La Cour des comptes, dans son rapport de juillet dernier sur le développement des services à la personne et le maintien à domicile des personnes âgées en perte d’autonomie, que je vous engage à lire, le constate clairement : rien ne démontre qu’il y ait davantage de travail illégal et, surtout, à supposer même que cette croissance soit avérée, une augmentation de la réduction de cotisation ne serait pas la bonne solution.

En outre, la mesure proposée pèserait lourdement sur les finances publiques, puisqu’elle coûterait plus de 180 millions d’euros, soit 110 millions d’euros de plus que la mesure adoptée par l’Assemblée nationale.

Les auteurs des amendements prétendent que ce coût serait en quelque sorte compensé par les cotisations supplémentaires liées aux emplois créés. Vous savez, mesdames, messieurs les sénateurs, que ce raisonnement n’a pas de sens : l’augmentation de la réduction de cotisation conduira avant tout à une baisse de recettes, consécutive aux moindres cotisations versées par les particuliers qui emploient actuellement des salariés à domicile, sans que les fins incitatives de cette hausse ne soient aucunement garanties. Ce n’est pas ainsi que l’on présente sérieusement l’équilibre financier d’une mesure.

J’ajoute que l’adoption de ces amendements aurait une incidence significative sur le budget de l’État, qui verse à la sécurité sociale des compensations pour les pertes de recettes qu’elle subit ; or les auteurs des amendements ne savent nullement quelles économies l’État devrait réaliser pour la compenser.

Enfin, je ne souscris pas à la proposition de faire bénéficier d’une réduction supplémentaire des services qui ne sont pas prioritaires, d’autant que les aides au secteur sont déjà considérables. En effet, elles représentent plus de 4 milliards d’euros au titre du crédit d’impôt, auxquels il faut ajouter plus de 2 milliards d’euros d’exonérations sociales, et bénéficient à des publics très larges : non seulement à des personnes handicapées ou dépendantes, mais aussi à toute personne âgée de plus de soixante-dix ans, qui bénéficie d’une exonération totale de cotisations sans considération de ressources.

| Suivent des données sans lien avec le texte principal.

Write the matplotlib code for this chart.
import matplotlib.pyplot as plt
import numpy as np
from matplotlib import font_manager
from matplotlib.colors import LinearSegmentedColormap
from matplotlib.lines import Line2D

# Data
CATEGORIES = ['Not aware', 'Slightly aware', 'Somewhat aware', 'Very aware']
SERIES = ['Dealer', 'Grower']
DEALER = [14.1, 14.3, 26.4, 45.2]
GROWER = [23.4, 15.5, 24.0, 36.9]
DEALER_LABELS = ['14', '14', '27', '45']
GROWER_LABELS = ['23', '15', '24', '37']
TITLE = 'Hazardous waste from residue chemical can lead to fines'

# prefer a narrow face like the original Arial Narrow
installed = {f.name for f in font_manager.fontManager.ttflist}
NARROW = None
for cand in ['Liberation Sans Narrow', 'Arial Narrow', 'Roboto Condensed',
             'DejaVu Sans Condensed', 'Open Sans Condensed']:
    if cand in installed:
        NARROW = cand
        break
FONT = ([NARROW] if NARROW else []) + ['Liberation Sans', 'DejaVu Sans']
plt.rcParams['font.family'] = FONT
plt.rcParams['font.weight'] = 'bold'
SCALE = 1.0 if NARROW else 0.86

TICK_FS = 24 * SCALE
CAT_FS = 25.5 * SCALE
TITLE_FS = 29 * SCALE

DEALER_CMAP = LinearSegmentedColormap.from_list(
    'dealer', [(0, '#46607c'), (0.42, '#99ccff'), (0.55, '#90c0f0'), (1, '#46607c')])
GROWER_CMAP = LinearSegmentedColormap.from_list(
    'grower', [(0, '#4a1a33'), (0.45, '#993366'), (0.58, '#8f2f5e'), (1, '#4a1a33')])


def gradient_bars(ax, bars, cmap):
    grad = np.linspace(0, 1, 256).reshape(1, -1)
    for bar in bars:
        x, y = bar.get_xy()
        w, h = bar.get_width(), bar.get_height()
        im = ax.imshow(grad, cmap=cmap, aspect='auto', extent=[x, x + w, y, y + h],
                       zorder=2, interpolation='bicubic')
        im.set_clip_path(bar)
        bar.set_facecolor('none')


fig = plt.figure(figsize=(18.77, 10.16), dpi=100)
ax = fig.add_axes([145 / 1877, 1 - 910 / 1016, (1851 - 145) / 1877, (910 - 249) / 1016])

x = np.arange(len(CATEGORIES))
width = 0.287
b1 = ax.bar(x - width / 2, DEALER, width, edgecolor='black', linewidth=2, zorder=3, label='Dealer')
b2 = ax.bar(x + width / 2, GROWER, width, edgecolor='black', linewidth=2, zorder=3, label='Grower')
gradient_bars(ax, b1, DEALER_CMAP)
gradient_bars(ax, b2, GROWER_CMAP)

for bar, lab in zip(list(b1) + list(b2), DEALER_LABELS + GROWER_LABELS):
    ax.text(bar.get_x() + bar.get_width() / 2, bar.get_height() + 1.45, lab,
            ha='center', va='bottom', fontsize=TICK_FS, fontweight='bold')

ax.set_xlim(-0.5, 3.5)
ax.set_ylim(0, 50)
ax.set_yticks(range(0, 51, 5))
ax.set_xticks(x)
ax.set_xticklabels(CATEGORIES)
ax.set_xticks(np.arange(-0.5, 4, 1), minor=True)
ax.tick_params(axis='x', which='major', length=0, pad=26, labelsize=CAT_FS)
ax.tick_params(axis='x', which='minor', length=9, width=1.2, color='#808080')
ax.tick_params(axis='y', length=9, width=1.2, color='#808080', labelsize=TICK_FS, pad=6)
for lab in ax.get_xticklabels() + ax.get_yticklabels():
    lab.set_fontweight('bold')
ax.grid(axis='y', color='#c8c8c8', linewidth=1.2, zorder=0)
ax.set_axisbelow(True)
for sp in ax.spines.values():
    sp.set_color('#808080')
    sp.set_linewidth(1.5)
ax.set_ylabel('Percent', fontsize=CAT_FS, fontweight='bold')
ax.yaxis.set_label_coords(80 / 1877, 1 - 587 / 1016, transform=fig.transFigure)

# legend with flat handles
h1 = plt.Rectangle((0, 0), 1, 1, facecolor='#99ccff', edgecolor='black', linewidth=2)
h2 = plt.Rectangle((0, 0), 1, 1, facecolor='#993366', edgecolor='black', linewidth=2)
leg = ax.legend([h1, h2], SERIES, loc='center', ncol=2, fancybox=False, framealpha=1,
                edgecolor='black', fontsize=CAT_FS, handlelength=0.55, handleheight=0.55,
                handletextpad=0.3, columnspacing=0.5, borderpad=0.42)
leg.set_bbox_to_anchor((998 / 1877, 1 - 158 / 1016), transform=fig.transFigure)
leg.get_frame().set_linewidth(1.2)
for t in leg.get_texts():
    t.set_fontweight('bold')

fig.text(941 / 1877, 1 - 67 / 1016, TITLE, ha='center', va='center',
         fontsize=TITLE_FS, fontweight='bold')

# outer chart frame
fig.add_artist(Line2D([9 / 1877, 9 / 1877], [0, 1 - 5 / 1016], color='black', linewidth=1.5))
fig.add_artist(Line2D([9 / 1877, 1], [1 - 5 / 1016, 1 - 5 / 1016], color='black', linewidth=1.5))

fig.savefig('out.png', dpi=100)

Les particuliers employeurs qui ne remplissent aucun des critères prévus à l’article 8 ter bénéficieront d’une réduction de 75 centimes d’euro. Le Gouvernement a demandé à l’Assemblée nationale de cibler le soutien financier sur les services de garde d’enfants de plus de six ans, qui, aujourd’hui, n’ouvrent droit à aucune aide supplémentaire. Cette mesure représente un effort substantiel, mais s’inscrit dans une démarche cohérente avec l’amélioration du ciblage des aides recommandée par la Cour des comptes.

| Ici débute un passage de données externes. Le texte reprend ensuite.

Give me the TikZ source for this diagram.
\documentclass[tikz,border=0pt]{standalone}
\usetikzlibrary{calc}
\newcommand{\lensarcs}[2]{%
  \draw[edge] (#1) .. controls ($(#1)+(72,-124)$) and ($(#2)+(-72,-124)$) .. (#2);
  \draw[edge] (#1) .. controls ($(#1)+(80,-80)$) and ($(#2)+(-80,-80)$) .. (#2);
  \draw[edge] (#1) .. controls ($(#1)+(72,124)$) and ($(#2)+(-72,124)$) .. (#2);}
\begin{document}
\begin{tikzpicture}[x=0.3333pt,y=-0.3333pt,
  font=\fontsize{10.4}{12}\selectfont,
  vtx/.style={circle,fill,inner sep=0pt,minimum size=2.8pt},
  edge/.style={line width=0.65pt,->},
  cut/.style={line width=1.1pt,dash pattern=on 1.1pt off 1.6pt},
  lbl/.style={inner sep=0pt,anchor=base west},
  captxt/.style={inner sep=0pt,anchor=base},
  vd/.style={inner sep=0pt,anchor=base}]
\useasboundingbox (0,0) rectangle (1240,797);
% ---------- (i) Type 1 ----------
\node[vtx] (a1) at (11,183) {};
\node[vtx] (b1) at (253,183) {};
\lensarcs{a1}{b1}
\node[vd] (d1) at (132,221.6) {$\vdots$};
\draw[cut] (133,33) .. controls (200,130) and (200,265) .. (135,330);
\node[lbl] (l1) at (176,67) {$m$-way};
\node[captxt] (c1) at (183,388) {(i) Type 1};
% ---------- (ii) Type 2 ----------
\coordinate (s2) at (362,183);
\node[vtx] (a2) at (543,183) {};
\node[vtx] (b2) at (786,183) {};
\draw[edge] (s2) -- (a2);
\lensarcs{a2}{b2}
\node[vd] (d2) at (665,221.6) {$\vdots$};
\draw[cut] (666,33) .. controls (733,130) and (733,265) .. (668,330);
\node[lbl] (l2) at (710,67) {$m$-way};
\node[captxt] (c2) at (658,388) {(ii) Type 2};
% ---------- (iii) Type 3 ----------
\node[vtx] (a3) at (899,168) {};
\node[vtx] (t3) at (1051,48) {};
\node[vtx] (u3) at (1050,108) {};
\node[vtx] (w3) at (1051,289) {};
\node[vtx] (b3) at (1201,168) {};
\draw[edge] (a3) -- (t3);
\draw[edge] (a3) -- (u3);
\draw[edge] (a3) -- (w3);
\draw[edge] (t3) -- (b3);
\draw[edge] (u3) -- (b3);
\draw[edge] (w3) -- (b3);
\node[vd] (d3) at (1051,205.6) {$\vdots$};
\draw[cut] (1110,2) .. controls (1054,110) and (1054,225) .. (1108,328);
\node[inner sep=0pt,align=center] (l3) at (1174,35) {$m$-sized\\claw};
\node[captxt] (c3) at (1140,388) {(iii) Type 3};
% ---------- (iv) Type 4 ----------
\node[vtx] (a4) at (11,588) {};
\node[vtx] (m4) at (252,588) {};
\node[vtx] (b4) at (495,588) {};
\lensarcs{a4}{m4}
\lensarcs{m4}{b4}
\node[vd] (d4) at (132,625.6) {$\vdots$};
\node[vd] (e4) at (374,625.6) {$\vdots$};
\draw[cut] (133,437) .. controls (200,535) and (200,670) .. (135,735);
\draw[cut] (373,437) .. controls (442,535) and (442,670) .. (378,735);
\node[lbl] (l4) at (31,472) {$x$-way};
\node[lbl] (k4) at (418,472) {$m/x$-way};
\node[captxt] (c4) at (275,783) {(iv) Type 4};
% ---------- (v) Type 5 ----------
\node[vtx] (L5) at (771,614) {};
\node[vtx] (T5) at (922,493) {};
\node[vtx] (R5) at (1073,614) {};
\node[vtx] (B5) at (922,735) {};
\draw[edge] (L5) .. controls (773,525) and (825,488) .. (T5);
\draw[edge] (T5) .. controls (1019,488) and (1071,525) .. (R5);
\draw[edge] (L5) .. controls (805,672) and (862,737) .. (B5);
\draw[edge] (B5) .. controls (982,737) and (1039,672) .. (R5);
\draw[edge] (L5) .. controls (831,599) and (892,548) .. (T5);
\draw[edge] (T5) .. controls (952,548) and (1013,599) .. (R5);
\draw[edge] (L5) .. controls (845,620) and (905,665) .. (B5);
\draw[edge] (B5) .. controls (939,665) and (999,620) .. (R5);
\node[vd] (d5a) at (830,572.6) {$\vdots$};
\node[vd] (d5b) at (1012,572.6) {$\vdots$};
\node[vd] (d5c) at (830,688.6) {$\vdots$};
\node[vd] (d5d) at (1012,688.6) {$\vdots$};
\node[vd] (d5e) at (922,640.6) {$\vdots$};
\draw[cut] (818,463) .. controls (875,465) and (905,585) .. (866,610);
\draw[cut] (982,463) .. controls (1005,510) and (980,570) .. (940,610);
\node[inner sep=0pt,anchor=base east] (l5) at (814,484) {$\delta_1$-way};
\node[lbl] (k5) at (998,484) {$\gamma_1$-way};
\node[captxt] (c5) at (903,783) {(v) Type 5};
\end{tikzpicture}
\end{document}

Il n’est pas opportun de se livrer à une fuite en avant dans les exonérations accordées au secteur, sans opérer aucune distinction entre des besoins réels, qu’il est nécessaire de soutenir, et des services de confort, pour lesquels on peut se demander au nom de quoi il serait pertinent de faire supporter un coût aux finances publiques.

Le dispositif adopté à l’Assemblée nationale est, pour le Gouvernement, un bon compromis : un compromis responsable entre l’effort de réduction et une baisse ciblée de prélèvements favorable aux familles. J’émets donc un avis défavorable sur les amendements identiques n° 1 rectifié, 9 et 47.